_SHORT TASK:_
Reproduce exactly the lines below, from the first one through the line containing "MYO_LEVEL = [1.0, 2.01, 5.95, 1.93, 1.05]", and omit any pictures.

======== DATA ========

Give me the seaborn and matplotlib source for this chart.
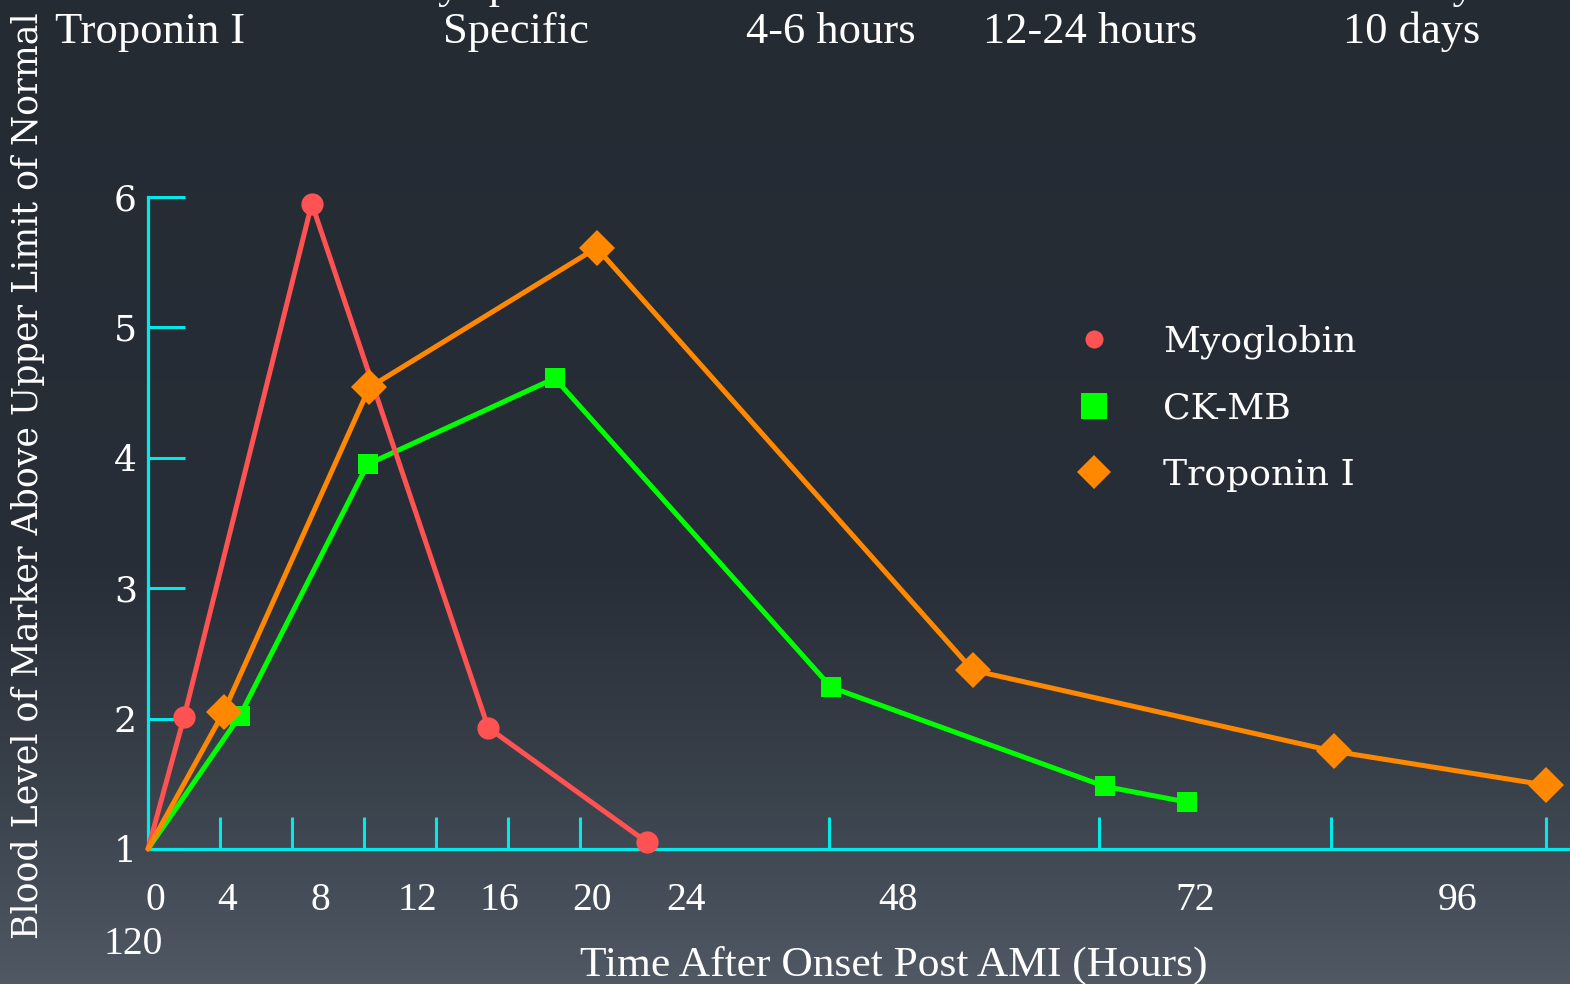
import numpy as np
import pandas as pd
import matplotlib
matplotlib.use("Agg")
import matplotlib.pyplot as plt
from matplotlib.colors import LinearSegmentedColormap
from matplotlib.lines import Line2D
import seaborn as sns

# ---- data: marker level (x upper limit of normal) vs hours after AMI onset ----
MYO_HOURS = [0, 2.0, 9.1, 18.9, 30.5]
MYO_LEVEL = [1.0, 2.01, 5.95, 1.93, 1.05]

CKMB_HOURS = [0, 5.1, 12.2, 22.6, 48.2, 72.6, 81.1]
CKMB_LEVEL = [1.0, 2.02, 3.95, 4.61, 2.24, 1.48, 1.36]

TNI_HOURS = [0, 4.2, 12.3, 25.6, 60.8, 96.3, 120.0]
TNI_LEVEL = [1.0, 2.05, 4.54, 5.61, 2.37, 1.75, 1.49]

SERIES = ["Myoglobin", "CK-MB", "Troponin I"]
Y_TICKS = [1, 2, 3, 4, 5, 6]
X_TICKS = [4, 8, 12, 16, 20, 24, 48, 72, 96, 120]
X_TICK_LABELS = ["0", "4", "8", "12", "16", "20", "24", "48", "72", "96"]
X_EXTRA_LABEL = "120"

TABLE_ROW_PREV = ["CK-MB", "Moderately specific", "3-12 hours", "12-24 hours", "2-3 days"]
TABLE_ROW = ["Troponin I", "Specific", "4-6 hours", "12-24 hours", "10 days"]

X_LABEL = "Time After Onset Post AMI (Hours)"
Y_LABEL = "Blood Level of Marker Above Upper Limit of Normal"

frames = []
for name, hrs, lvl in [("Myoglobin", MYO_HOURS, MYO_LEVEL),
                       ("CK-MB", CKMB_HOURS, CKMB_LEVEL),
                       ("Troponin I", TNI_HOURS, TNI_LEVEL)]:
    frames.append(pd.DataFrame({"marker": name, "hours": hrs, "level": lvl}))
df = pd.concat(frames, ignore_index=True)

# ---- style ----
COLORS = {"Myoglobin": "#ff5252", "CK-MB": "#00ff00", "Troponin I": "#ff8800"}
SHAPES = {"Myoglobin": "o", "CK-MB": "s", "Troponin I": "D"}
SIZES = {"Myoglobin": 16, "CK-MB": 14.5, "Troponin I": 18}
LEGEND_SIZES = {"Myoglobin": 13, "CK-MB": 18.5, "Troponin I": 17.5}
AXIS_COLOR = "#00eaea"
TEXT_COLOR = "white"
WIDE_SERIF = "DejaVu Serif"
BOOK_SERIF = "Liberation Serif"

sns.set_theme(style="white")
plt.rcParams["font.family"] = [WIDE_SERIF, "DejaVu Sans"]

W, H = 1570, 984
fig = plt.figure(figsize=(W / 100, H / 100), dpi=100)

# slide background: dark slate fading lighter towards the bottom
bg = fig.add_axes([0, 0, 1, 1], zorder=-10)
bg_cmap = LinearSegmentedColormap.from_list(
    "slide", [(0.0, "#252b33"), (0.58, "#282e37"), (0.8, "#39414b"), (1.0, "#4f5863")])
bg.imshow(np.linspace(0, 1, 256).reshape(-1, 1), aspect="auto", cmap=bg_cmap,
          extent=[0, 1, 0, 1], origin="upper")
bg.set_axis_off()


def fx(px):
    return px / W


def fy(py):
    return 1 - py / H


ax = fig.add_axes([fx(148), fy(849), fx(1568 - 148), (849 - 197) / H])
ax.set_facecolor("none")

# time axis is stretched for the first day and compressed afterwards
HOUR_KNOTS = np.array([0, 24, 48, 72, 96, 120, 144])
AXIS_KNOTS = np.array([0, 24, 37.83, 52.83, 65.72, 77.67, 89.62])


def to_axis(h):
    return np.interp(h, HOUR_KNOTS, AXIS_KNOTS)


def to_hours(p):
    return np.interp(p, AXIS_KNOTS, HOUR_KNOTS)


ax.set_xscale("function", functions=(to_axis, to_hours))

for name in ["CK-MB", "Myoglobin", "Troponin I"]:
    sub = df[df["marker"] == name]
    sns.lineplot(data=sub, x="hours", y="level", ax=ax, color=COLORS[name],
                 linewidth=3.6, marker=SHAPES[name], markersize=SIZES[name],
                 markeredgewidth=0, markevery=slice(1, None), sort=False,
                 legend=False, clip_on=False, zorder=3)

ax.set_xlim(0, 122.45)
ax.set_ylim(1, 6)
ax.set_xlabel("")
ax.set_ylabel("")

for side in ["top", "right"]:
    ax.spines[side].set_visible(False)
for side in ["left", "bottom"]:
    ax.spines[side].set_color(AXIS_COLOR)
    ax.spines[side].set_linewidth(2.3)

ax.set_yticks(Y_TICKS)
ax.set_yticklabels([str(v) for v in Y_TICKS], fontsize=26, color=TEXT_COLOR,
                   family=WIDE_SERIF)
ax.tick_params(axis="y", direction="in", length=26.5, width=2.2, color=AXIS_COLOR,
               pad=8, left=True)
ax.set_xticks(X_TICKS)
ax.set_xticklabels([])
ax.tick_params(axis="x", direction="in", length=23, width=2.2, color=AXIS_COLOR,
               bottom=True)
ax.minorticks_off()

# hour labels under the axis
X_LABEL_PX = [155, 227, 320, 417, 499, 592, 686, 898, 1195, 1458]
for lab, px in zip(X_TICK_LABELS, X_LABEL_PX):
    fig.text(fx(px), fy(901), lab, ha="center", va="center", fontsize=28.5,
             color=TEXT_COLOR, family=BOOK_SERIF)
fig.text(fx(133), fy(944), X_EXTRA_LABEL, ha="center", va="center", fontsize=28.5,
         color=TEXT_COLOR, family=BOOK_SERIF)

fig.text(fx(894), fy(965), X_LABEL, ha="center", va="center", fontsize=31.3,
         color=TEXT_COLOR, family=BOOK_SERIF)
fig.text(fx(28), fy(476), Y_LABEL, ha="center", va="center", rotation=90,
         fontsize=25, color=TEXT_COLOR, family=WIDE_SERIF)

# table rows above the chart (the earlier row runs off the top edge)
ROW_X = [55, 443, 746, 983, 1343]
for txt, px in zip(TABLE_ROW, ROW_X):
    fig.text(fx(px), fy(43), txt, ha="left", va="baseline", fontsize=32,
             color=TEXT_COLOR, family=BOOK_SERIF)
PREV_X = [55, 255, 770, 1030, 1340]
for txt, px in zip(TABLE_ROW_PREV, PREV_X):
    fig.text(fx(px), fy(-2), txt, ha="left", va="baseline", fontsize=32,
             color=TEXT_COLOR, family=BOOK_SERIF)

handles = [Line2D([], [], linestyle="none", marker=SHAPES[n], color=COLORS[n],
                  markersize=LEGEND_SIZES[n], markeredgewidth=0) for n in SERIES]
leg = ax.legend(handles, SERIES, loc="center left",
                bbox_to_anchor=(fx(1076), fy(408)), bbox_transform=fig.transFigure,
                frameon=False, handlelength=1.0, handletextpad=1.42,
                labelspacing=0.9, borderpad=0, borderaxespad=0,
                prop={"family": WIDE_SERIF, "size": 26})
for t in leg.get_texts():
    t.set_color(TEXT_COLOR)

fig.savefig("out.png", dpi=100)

========

_TASK RESULT:_
Give me the seaborn and matplotlib source for this chart.
import numpy as np
import pandas as pd
import matplotlib
matplotlib.use("Agg")
import matplotlib.pyplot as plt
from matplotlib.colors import LinearSegmentedColormap
from matplotlib.lines import Line2D
import seaborn as sns

# ---- data: marker level (x upper limit of normal) vs hours after AMI onset ----
MYO_HOURS = [0, 2.0, 9.1, 18.9, 30.5]
MYO_LEVEL = [1.0, 2.01, 5.95, 1.93, 1.05]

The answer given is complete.